Rob cargó las pertenencias de Mary en el caballo castaño, y ella fue montada en el negro. Alternaría la carga entre los dos animales, cambiándola todas las mañanas. En las raras ocasiones que el camino era llano y suave, la pareja compartía un solo caballo, pero la mayor parte del tiempo ella iba montada y él a pie. Eso retardaba el viaje, pero Rob no tenía prisa.
Mary era más dada al silencio de lo que él recordaba. Rob no hizo la menor insinuación de tocarla, sensible a su pesadumbre. La segunda noche del trayecto a Ispahán, acamparon en un claro con brozas a un lado del camino.
Rob permaneció despierto y, finalmente, la oyó llorar.
—Si eres ayudante de Dios y corriges sus errores, ¿por qué no pudiste salvarlo?
—Porque no sé lo suficiente.
El llanto había sido largo tiempo contenido y ahora Mary no podía parar. Rob la abrazó. Tumbados y con la cabeza de ella en su hombro, comenzó a besar su rostro húmedo y después su boca, suave y acogedora, con el mismo sabor que recordaba. Le acarició la espalda y el encantador hueco de la base de su espina dorsal, y después, mientras sus besos se ahondaban, le tocó la lengua con su lengua y buscó a tientas bajo la ropa interior.
Mary lloraba otra vez, pero estaba abierta a sus dedos y extendió las piernas para aceptarlo.
Más que pasión, Rob sentía una abrumadora consideración por ella y un profundo agradecimiento. Su unión fue un tierno y delicado balanceo en el que apenas se movieron. Siguió y siguió, siguió y siguió, hasta que terminó exquisitamente para él; en el empeño de curarla se había curado a si mismo, en el intento de consolarla se había consolado, más para darle placer tuvo que ayudarse con la mano.
La mantuvo abrazada y le habló en voz baja, contándole como eran Ispahán y el Yehuddiyyeh, la madraza y el hospital Ibn Sina. Y le habló de sus amigos, el musulmán y el judío, Mirdin y Karim.
—¿Están casados?
—Mirdin tiene esposa. Karim tiene montones de mujeres.
Se quedaron dormidos, absortos el uno en el otro.
Rob despertó con las luces grises del amanecer por el crujido de una silla de montar, el lento golpetear de cascos en el camino polvoriento, una tos, y hombres que hablaban mientras sus cabalgaduras iban al paso.

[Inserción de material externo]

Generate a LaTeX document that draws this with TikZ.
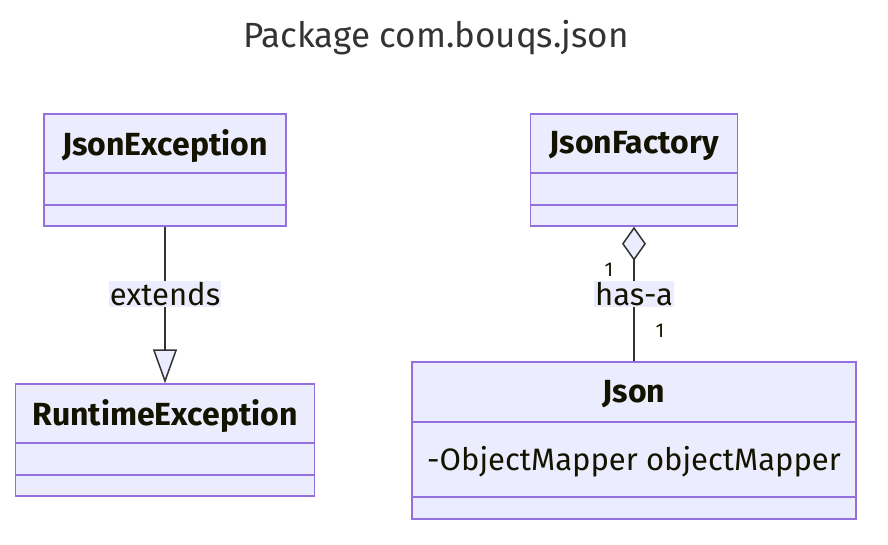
\documentclass[tikz,border=0pt]{standalone}
\usepackage{fontspec}
\setmainfont{Fira Sans}
\usepackage{xcolor}
\usetikzlibrary{arrows.meta,positioning}
\definecolor{mmfill}{HTML}{ECECFF}
\definecolor{mmedge}{HTML}{9370DB}
\definecolor{mmline}{HTML}{333333}
\definecolor{mmtext}{HTML}{131300}

\begin{document}
\begin{tikzpicture}[
  x=1pt, y=-1pt,
  classhead/.style={draw=mmedge, fill=mmfill, line width=1.5pt, inner sep=0pt,
    font=\fontsize{32}{38}\selectfont\bfseries\color{mmtext}},
  classpart/.style={draw=mmedge, fill=mmfill, line width=1.5pt, inner sep=0pt,
    font=\fontsize{31}{37}\selectfont\color{mmtext}},
  relline/.style={draw=mmline, line width=1.5pt},
  rellabel/.style={fill=mmfill, inner sep=1pt, text=mmtext,
    font=\fontsize{31}{37}\selectfont},
  cardlabel/.style={inner sep=0pt, text=mmtext, font=\fontsize{20}{24}\selectfont}
]
\useasboundingbox (0,0) rectangle (888,544);
% title
\node[font=\fontsize{35}{42}\selectfont, text=mmline] (title) at (436,38) {Package com.bouqs.json};
% JsonException
\node[classhead, minimum width=242pt, minimum height=59pt, text depth=2pt] (jexc) at (165,143.5) {JsonException};
\node[classpart, minimum width=242pt, minimum height=32pt] (jexc-a) at (165,189) {};
\node[classpart, minimum width=242pt, minimum height=21pt] (jexc-m) at (165,215.5) {};
% RuntimeException
\node[classhead, minimum width=299pt, minimum height=59pt, text depth=2pt] (rtexc) at (165,413.5) {RuntimeException};
\node[classpart, minimum width=299pt, minimum height=32pt] (rtexc-a) at (165,459) {};
\node[classpart, minimum width=299pt, minimum height=21pt] (rtexc-m) at (165,485.5) {};
% JsonFactory
\node[classhead, minimum width=207pt, minimum height=59pt, text depth=2pt] (jfac) at (634,143.5) {JsonFactory};
\node[classpart, minimum width=207pt, minimum height=32pt] (jfac-a) at (634,189) {};
\node[classpart, minimum width=207pt, minimum height=21pt] (jfac-m) at (634,215.5) {};
% Json
\node[classhead, minimum width=444pt, minimum height=60pt, text depth=2pt] (json) at (634,392) {Json};
\node[classpart, minimum width=444pt, minimum height=75pt] (json-a) at (634,459.5) {};
\node[classpart, draw=none, fill=none] (json-attr) at (634,462) {-ObjectMapper objectMapper};
\node[classpart, minimum width=444pt, minimum height=22pt] (json-m) at (634,508) {};
% relations
\draw[relline, -{Triangle[length=34pt, width=24pt, line width=1.5pt, fill=mmfill]}]
  (jexc-m.south) -- node[rellabel, pos=0.43] (ext) {extends} (rtexc.north);
\draw[relline, {Diamond[length=34pt, width=24pt, line width=1.5pt, fill=mmfill]}-]
  (jfac-m.south) -- node[rellabel, pos=0.5] (hasa) {has-a} (json.north);
\node[cardlabel] (card-top) at (609,270) {1};
\node[cardlabel] (card-bot) at (660,331) {1};
\end{tikzpicture}
\end{document}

Por encima del hombro de Mary atisbó a través de los matorrales que separaban su escondrijo del camino y vio pasar una fuerza de soldados de caballería. Tenían un aspecto feroz, y llevaban las mismas espadas orientales que los hombres de Ala, aunque también portaban arcos más cortos que la variedad persa. Su ropa era andrajosa y los turbantes otrora blancos se veían oscuros de sudor y tierra; exudaban un hedor que Rob percibió desde donde estaba, aterrado, a la espera de que uno de sus caballos lo delatara o que uno de los jinetes desviara la vista hacia los matorrales y los descubriera.
Apareció ante sus ojos una cara conocida: Hadad Khan, el irascible embajador seljucí que se había presentado en la corte del sha Ala.
Por tanto, eran seljucíes. Y cabalgando junto al encanecido Hadad Khan apareció otra figura conocida, la del
mullah
Musa Ibn Abbas, edecán jefe del imán Mirza-aboul Qandrasseh, el visir persa.
Rob vio a otros seis
mullahs
y contó noventa y seis soldados a caballo. No había manera de saber cuántos habían pasado mientras dormían.
Su caballo y el de Mary no relincharon ni produjeron ningún sonido que revelara su presencia. Finalmente, pasó el último seljucí, y Rob se atrevió a respirar, atento a la debilitación de los sonidos que producían.
Poco más tarde, despertó a su esposa con un beso, levantó el campamento en un santiamén y se pusieron en camino, porque ahora tenía una razón para darse prisa.